The world’s bankers don’t expect a happy new year when it comes to IPOs.
With inflation and interest rates rising and investor enthusiasm for initial public offerings (IPOs) waning, deals have fallen to levels not seen since the 2008 financial crisis, Bloomberg reported Sunday (Dec. 18).
The report noted that $207 billion has been raised from listings in 2022, a 68% decline since last year. The slump is so big, Bloomberg said, that a recent listing boom in the Middle East and China can’t counter the IPO drought in the U.S.

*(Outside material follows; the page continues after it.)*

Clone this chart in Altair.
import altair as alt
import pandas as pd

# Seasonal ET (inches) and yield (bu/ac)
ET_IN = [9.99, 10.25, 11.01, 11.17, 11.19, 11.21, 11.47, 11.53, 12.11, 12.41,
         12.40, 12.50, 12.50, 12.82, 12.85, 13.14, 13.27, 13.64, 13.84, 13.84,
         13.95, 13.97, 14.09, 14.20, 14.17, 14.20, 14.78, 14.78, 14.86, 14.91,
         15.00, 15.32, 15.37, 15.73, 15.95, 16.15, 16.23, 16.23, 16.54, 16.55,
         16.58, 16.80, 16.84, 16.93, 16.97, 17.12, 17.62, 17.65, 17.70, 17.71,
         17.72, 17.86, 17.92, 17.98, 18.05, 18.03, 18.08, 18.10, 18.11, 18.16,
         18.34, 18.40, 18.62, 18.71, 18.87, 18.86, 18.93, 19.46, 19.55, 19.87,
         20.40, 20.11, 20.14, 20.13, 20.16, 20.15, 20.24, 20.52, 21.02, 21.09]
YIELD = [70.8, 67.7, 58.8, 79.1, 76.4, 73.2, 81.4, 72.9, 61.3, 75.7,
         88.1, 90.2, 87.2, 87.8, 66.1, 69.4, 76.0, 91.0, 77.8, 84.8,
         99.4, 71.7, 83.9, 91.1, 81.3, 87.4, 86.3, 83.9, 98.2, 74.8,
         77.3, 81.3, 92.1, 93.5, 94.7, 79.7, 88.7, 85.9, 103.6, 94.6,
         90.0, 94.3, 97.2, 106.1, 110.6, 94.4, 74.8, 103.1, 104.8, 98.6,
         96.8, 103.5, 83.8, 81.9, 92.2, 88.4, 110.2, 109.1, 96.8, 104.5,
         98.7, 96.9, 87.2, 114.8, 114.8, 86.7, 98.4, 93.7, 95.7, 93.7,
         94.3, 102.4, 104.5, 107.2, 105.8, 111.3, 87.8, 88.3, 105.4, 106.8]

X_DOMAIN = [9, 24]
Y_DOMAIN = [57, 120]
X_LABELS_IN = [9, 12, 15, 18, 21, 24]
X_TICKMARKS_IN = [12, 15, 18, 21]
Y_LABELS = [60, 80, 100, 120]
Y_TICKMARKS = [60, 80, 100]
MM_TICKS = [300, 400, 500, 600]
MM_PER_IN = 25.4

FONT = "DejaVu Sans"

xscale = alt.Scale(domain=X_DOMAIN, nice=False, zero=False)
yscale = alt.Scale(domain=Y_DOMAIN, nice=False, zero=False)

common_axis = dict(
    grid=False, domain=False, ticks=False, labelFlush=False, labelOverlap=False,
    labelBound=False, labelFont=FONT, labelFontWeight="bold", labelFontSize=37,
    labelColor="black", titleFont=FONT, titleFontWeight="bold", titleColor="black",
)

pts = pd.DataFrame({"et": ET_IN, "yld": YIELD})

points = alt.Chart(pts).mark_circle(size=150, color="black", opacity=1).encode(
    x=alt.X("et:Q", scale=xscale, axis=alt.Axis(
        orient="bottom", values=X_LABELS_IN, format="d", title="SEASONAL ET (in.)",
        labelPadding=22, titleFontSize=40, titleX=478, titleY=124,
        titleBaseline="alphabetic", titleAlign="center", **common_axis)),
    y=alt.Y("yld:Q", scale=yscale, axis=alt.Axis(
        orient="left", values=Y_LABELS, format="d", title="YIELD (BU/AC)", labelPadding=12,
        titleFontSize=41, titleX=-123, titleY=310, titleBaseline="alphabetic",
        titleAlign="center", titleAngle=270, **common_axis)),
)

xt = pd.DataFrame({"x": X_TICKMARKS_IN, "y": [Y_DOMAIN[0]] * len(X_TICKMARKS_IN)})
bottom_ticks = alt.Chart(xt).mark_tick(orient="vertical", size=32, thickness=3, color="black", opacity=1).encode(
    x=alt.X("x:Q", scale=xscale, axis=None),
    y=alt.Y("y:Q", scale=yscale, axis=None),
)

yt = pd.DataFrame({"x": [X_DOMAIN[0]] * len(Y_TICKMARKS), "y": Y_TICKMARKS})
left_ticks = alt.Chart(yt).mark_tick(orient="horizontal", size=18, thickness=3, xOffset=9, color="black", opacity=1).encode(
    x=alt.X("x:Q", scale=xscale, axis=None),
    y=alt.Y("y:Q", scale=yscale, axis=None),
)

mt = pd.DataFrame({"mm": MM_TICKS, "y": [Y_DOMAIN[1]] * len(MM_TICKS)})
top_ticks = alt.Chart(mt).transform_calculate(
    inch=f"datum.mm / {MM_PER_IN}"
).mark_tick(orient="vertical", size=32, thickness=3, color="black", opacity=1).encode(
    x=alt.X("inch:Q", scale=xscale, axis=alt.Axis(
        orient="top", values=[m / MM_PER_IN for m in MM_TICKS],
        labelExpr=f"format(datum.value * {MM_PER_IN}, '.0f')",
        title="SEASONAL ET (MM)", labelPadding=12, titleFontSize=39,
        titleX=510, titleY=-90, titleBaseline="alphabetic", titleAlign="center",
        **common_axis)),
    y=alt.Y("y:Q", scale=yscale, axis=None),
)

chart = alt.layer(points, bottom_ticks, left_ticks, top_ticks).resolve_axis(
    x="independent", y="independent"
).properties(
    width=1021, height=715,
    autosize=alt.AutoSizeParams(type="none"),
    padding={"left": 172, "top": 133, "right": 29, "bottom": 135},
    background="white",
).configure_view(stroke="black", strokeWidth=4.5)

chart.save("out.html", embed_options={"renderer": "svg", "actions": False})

“Two things are needed for [equity capital markets (ECM)] activity to resume: stability around inflation and visibility on the trajectory for interest rate hikes,” Edward Byun, co-head of Asia ex-Japan equity capital markets at Goldman Sachs, told Bloomberg.
“Once there is conviction inflation has peaked and clarity on the rate outlook — likely in the second quarter of next year — we will begin to see the market move forward,” he added.
However, experts said that forward momentum won’t come quickly.
“We expect to see a slow normalization of the IPO market next year,” Gareth McCartney, global co-head of ECM at UBS. “There isn’t a clear path into distress or growth issuance yet, and investor demand will be selective in each product.”
PYMNTS has noted a number of signs of this slow demand lately. Last week saw the news that London contributed just 9% of all of Europe’s IPO market this year, marking the worst performance of the London Stock Exchange (LSE) in 13 years.
In the wake of Brexit, London’s position as the unrivaled capital of European finance is threatened by ascendant stock markets in France and Germany.
For example, Euronext Paris overtook the LSE as the European stock exchange with the largest market capitalization in November. And while the LESE was just able to retake the top spot thanks to the pound rallying soon after, the exchange’s days of enjoying a trillion-dollar lead over its peers on the continent are long gone.
Meanwhile, this decline in deal-making has led to numerous job cuts at banks in Europe, PYMNTS reported last week.
“By June this year, bankers had already found themselves short on work,” we wrote. “After the average value of initial public offerings in the U.S. and Europe plunged by 90% in the first half of the year, companies put flotations on hold, while those that went public did so in a difficult market that has reduced bankers’ fees.”